Furthermore, the final size of the reconciliation package is, in BofA’s view, the driver for yields next 3-6 weeks – anything above $2 trillion  = higher yields as stimulus shores up weakening US consumption & heightens inflation.

But stimulus or not – and for the sake of the economy and democrats there better be one – the macro backdrop is turning uglier by the day. As Hartnett notes, his macro backdrop for the second half is one of higher inflation, hawkish central banks, weaker growth, i.e. stagflation. At the same time, the investment backdrop is one of rising Rates, Regulation, Redistribution (3Rs)…

… and peak Positioning, Policy, Profits (3Ps).

This means that all else equal, investment returns will be low/negative for both stocks and credit in the second half, while the optimal H2 portfolio is a “barbell” trade of long inflation (e.g. commodities, TIPS, small cap, banks, Japan) & long quality (e.g. cash & defensive utilities, staples, healthcare, REITs).
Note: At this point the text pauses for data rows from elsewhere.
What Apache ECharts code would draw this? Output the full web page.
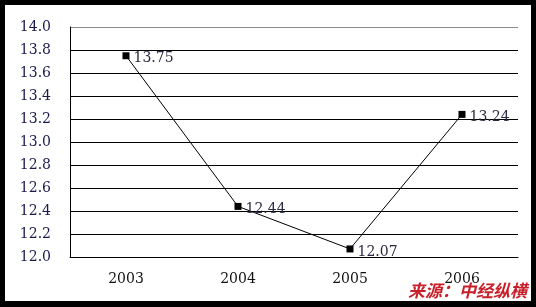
<!DOCTYPE html>
<html>
<head>
<meta charset="utf-8">
<script src="https://cdn.jsdelivr.net/npm/echarts@6/dist/echarts.min.js"></script>
<style>
  html, body { margin: 0; padding: 0; background: #000; }
  #main { width: 536px; height: 307px; }
</style>
</head>
<body>
<div id="main"></div>
<script>
var years = ["2003", "2004", "2005", "2006"];
var values = [13.75, 12.44, 12.07, 13.24];
var source = "来源：中经纵横";

// 网格线颜色：最上面那条是灰色
var gridColors = [];
for (var i = 0; i < 10; i++) gridColors.push("#000");
gridColors.push("#8a8a8a");

var myChart = echarts.init(document.getElementById("main"));
var option = {
  backgroundColor: "transparent",
  animation: false,
  graphic: [
    {
      type: "rect",
      z: -10,
      shape: { x: 5, y: 5, width: 526, height: 296 },
      style: { fill: "#fff" }
    },
    {
      type: "text",
      right: 9,
      bottom: 8,
      z: 10,
      style: {
        text: source,
        font: "italic bold 17px 'Noto Sans CJK SC'",
        fill: "#c8202a",
        shadowColor: "rgba(0,0,0,0.45)",
        shadowOffsetX: 1,
        shadowOffsetY: 1,
        shadowBlur: 1
      }
    }
  ],
  grid: { left: 70, top: 27, right: 18, bottom: 50 },
  xAxis: {
    type: "category",
    data: years,
    boundaryGap: true,
    axisLine: { lineStyle: { color: "#000", width: 1 } },
    axisTick: { inside: true, length: 5, lineStyle: { color: "#000" } },
    axisLabel: {
      color: "#111",
      fontFamily: "DejaVu Serif",
      fontSize: 14,
      margin: 15
    },
    splitLine: { show: false }
  },
  yAxis: {
    type: "value",
    min: 12.0,
    max: 14.0,
    interval: 0.2,
    axisLine: { show: true, lineStyle: { color: "#000" } },
    axisTick: { show: false },
    axisLabel: {
      color: "#1a1a50",
      fontFamily: "DejaVu Serif",
      fontSize: 14,
      margin: 19,
      formatter: function (v) { return v.toFixed(1); }
    },
    splitLine: { show: true, lineStyle: { color: gridColors, width: 1 } }
  },
  series: [
    {
      type: "line",
      data: values,
      symbol: "rect",
      symbolSize: 7,
      itemStyle: { color: "#000" },
      lineStyle: { color: "#000", width: 1 },
      label: {
        show: true,
        position: "right",
        distance: 4,
        color: "#2a2a40",
        fontFamily: "DejaVu Serif",
        fontSize: 14,
        offset: [0, 3],
        formatter: function (p) { return p.value.toFixed(2); }
      }
    }
  ]
};
myChart.setOption(option);
</script>
</body>
</html>
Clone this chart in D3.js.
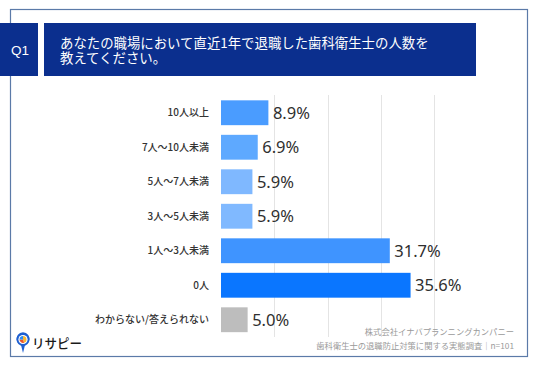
<!DOCTYPE html>
<html><head><meta charset="utf-8">
<script src="https://cdn.jsdelivr.net/npm/d3@7"></script>
<style>
html,body{margin:0;padding:0;background:#fff;}
svg{display:block;font-family:"Noto Sans CJK JP","Noto Sans",sans-serif;}
</style></head>
<body>
<script>
const categories = ["10人以上","7人～10人未満","5人～7人未満","3人～5人未満","1人～3人未満","0人","わからない/答えられない"];
const values = [8.9, 6.9, 5.9, 5.9, 31.7, 35.6, 5.0];
const barColors = ["#4a9cff","#5ea9ff","#7fb8ff","#80b9ff","#3f94ff","#0a76ff","#bdbdbd"];
const gridTicks = [10, 20, 30, 40];
const questionNo = "Q1";
const questionLines = ["あなたの職場において直近1年で退職した歯科衛生士の人数を","教えてください。"];
const sourceLines = ["株式会社イナバプランニングカンパニー","歯科衛生士の退職防止対策に関する実態調査｜n=101"];

const W = 536, H = 371;
const svg = d3.select("body").append("svg").attr("width", W).attr("height", H);

// outer frame
svg.append("rect").attr("x", 10.5).attr("y", 9.5).attr("width", 517).attr("height", 347)
  .attr("fill", "#fff").attr("stroke", "#5b7aa8").attr("stroke-width", 1.2);

// header
const navy = "#0b2f8e";
svg.append("rect").attr("x", 0).attr("y", 23).attr("width", 38).attr("height", 53).attr("fill", navy);
svg.append("rect").attr("x", 44).attr("y", 23).attr("width", 432).attr("height", 53).attr("fill", navy);
svg.append("text").attr("x", 20).attr("y", 54.5).attr("text-anchor", "middle")
  .attr("fill", "#fff").attr("font-size", 13.5).attr("font-family", "'Liberation Sans', Arial, sans-serif").text(questionNo);
svg.selectAll("text.q").data(questionLines).join("text").attr("class","q")
  .attr("x", 60).attr("y", (d,i) => 47.5 + i*15.5)
  .attr("fill", "#fff").attr("font-size", 13.4).text(d => d);

// scales
const x = d3.scaleLinear().domain([0, 40]).range([221, 434]);
const y = d3.scaleBand().domain(categories).range([95.5, 337]).paddingInner(0.28).paddingOuter(0.14);

// grid
svg.append("g").selectAll("line").data(gridTicks).join("line")
  .attr("x1", d => Math.round(x(d)) + 0.5).attr("x2", d => Math.round(x(d)) + 0.5)
  .attr("y1", 95).attr("y2", 337)
  .attr("stroke", "#e4e4e4").attr("stroke-width", 1);

// bars
svg.append("g").selectAll("rect").data(values).join("rect")
  .attr("x", x(0)).attr("y", (d,i) => y(categories[i]))
  .attr("width", d => x(d) - x(0)).attr("height", y.bandwidth())
  .attr("fill", (d,i) => barColors[i]);

// category labels
svg.append("g").selectAll("text").data(categories).join("text")
  .attr("x", 209).attr("y", d => y(d) + y.bandwidth()/2 + 3.5)
  .attr("text-anchor", "end").attr("font-size", 10).attr("font-weight", 500).attr("fill", "#333")
  .text(d => d);

// value labels
svg.append("g").selectAll("text").data(values).join("text")
  .attr("x", d => x(d) + 4.5).attr("y", (d,i) => y(categories[i]) + y.bandwidth()/2 + 6.2)
  .attr("font-size", 16.5).attr("fill", "#2f2f2f").attr("font-family", "'Noto Sans', sans-serif")
  .text(d => d.toFixed(1) + "%");

// source
svg.append("g").selectAll("text").data(sourceLines).join("text")
  .attr("x", 514).attr("y", (d,i) => 335 + i*14)
  .attr("text-anchor", "end").attr("font-size", 8.3).attr("fill", "#9a9a9a")
  .text(d => d);

// logo
const lg = svg.append("g").attr("transform", "translate(23,341)");
lg.append("path").attr("d", "M0,12 L-2,4 A6.5,6.5 0 1 1 2,4 Z").attr("fill", "#1d5fd1");
lg.append("circle").attr("cx", 0).attr("cy", -1.5).attr("r", 6.5).attr("fill", "#1d5fd1");
lg.append("circle").attr("cx", 0).attr("cy", -1.5).attr("r", 4.6).attr("fill", "#fff");
lg.append("path").attr("d", d3.arc()({innerRadius:0, outerRadius:3.5, startAngle:0, endAngle:Math.PI*0.9})).attr("transform","translate(0,-1.5)").attr("fill", "#f7b733");
lg.append("path").attr("d", d3.arc()({innerRadius:0, outerRadius:3.5, startAngle:Math.PI*0.9, endAngle:Math.PI*1.5})).attr("transform","translate(0,-1.5)").attr("fill", "#e8542f");
lg.append("path").attr("d", d3.arc()({innerRadius:0, outerRadius:3.5, startAngle:Math.PI*1.5, endAngle:Math.PI*2})).attr("transform","translate(0,-1.5)").attr("fill", "#2a8df5");
svg.append("text").attr("x", 32).attr("y", 347.5).attr("font-size", 13).attr("font-weight", 500)
  .attr("fill", "#1a1a1a").attr("textLength", 50).attr("lengthAdjust", "spacingAndGlyphs").text("リサピー");
</script>
</body></html>
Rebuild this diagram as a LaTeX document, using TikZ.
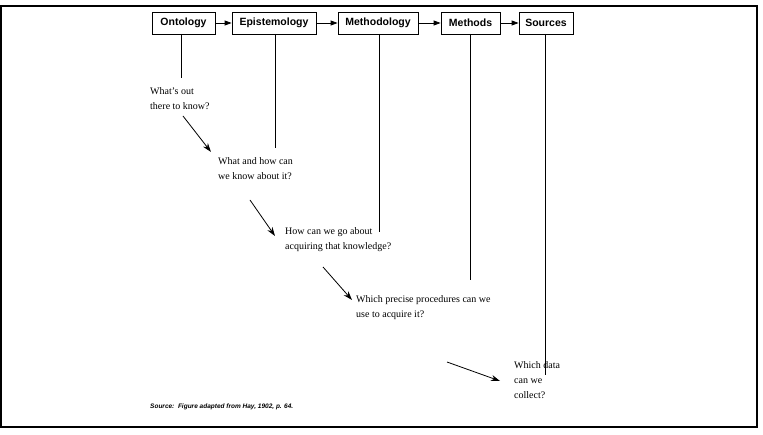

And speaking of stagflation, Hartnett compares the current period to the three stagflationary phases of the-1960s/70s and concludes that “we are in phase 1 with phase 2 starting in 2022…”

1. 1965-68…inflation & interest rates breakout to upside from multi-year ranges, stock market peaks, but “stagflation” neither visible nor anticipated…equities outperformed via a “barbell” of small cap value and Nifty 50 tech outperform;

2. 1969-73…end of Bretton Woods & oil shock causes sharp rise in inflation ending Nifty-50 bull market & kick-starting volatility & commodity bulls;

3. 1974-81…inflation & real assets outperform all asset classes.

Needless to say, stagflation is hardly what your financial advisor ordered as equity and bond returns tend to be especially ugly during such periods. So will this time be any different? Alas, central banks already blew their load, and while the differential between monetary and fiscal policy remains, (with monetary policy driving absolute returns, while fiscal policy driving relative returns) what is coming is ugly on the absolute return side, since the pace of central bank bond purchases is decelerating from its record of $8.5tn in ’20 to just $2.3tn in ’21, and then to just barely positive $0.3tn in ’22 before turning negative.